Maliki's quagmire
Blaming the prime minister of Iraq, rather than the president of the United States, for the spectacular failure of American policy, is cynical politics, pure and simple. It is neither fair nor helpful in figuring out how to end America’s biggest foreign policy fiasco since Vietnam.
Prime Minister Nuri Kamal al-Maliki has been catastrophic for Iraq ever since he took over from the equally disastrous Ibrahim al-Jaafari more than a year ago. America helped engineer Mr. Jaafari’s removal, only to get Mr. Maliki. That tells you something important about whether this is more than a matter of personalities. Mr. Jaafari, as it happens, was Iraq’s first democratically chosen leader under the American-sponsored constitution.
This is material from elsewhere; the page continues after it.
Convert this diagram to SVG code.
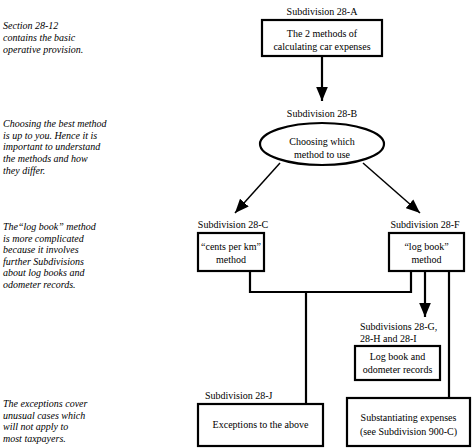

Continuing in the Jaafari tradition, Mr. Maliki’s government has fashioned Iraqi security forces into an instrument of Shiite domination and revenge, trying to steer American troops away from Shiite militia strongholds and leaving Sunni Arab civilians unprotected from sectarian terrorism. His government’s deep sectarian urges have also been evident in the continuing failure to enact legislation to fairly share oil revenues and the persistence of rules that bar much of the Sunni middle class from professional employment.
Sectarian fracturing even extends to the electricity grid, where armed groups have seized control of key switching stations and refused to share power with Baghdad and other provinces.
The problem is not Mr. Maliki’s narrow-mindedness or incompetence. He is the logical product of the system the United States created, one that deliberately empowered the long-persecuted Shiite majority and deliberately marginalized the long-dominant Sunni Arab minority. It was all but sure to produce someone very like Mr. Maliki, a sectarian Shiite far more interested in settling scores than in reconciling all Iraqis to share power in a unified and peaceful democracy.
That distinction is enormously significant, since President Bush’s current troop buildup is supposed to buy, at the cost of American lives, a period of relative calm for Iraqi politicians to bring about national reconciliation. How much calm it has brought is the subject of debate. But just about everyone in Washington now agrees that Mr. Maliki has made little effort to advance national unity.
The most recent intelligence report on Iraq, released yesterday, concludes that Mr. Maliki’s government is unable to govern and will become “more precarious” over the next six months to a year.
That is why there can be no serious argument for buying still more time at the cost of still more American lives and an even greater cost for Iraqis. A report by an Iraqi correspondent for The Times earlier this week described the deadly sectarian hatreds that have torn apart life in his home province, Diyala, which is almost equally divided between Sunnis and Shiites.
The same day, an Op-Ed article by seven American soldiers serving in Iraq underscored the extent to which American troops have worn out their welcome among Iraqis as social and economic conditions have deteriorated and rampant lawlessness has destroyed the most basic sense of personal security.
When it comes to fighting Al Qaeda in Iraq, Washington and Baghdad are often at cross-purposes. In the western province of Al Anbar, the American military has registered some gains by enlisting local Iraqi Sunnis to fight against foreign-led Al Qaeda formations. That strategy depends on the sense of Iraqi nationhood among local Sunnis. But the Maliki government prefers to concentrate on fortifying Shiite political power and exploiting the immense oil reserves of southeast Iraq. It is hard to imagine any Shiite government acting very differently.
Washington’s failure to face these unpleasant realities opens the door to strange and dangerous fantasies, like Mr. Bush’s surreal take on the Vietnam war.
That's why Senator Levin's remarks upon his return from the latest parade of ponies he was shown in Iraq are so unhelpful. Claiming that the the surge is "working," and that the only problem is Maliki's government damages the needed debate on withdrawing U.S. forces. Of course the surge is "working." Put enough U.S. troops anywhere in Iraq and insurgents will stop blowing up other Iraqis there and either start blowing up U.S. troops (hence the large number of U.S. casualties since the surge began) or they will fade away and go blow up Iraqis somewhere else in the country. The point of the surge wasn't to drive the crack dealers from 145th and Lex, it was to provide security so that political settlements can be achieved. The fact that that goal was ridiculous on its face never mattered to those supporting the surge.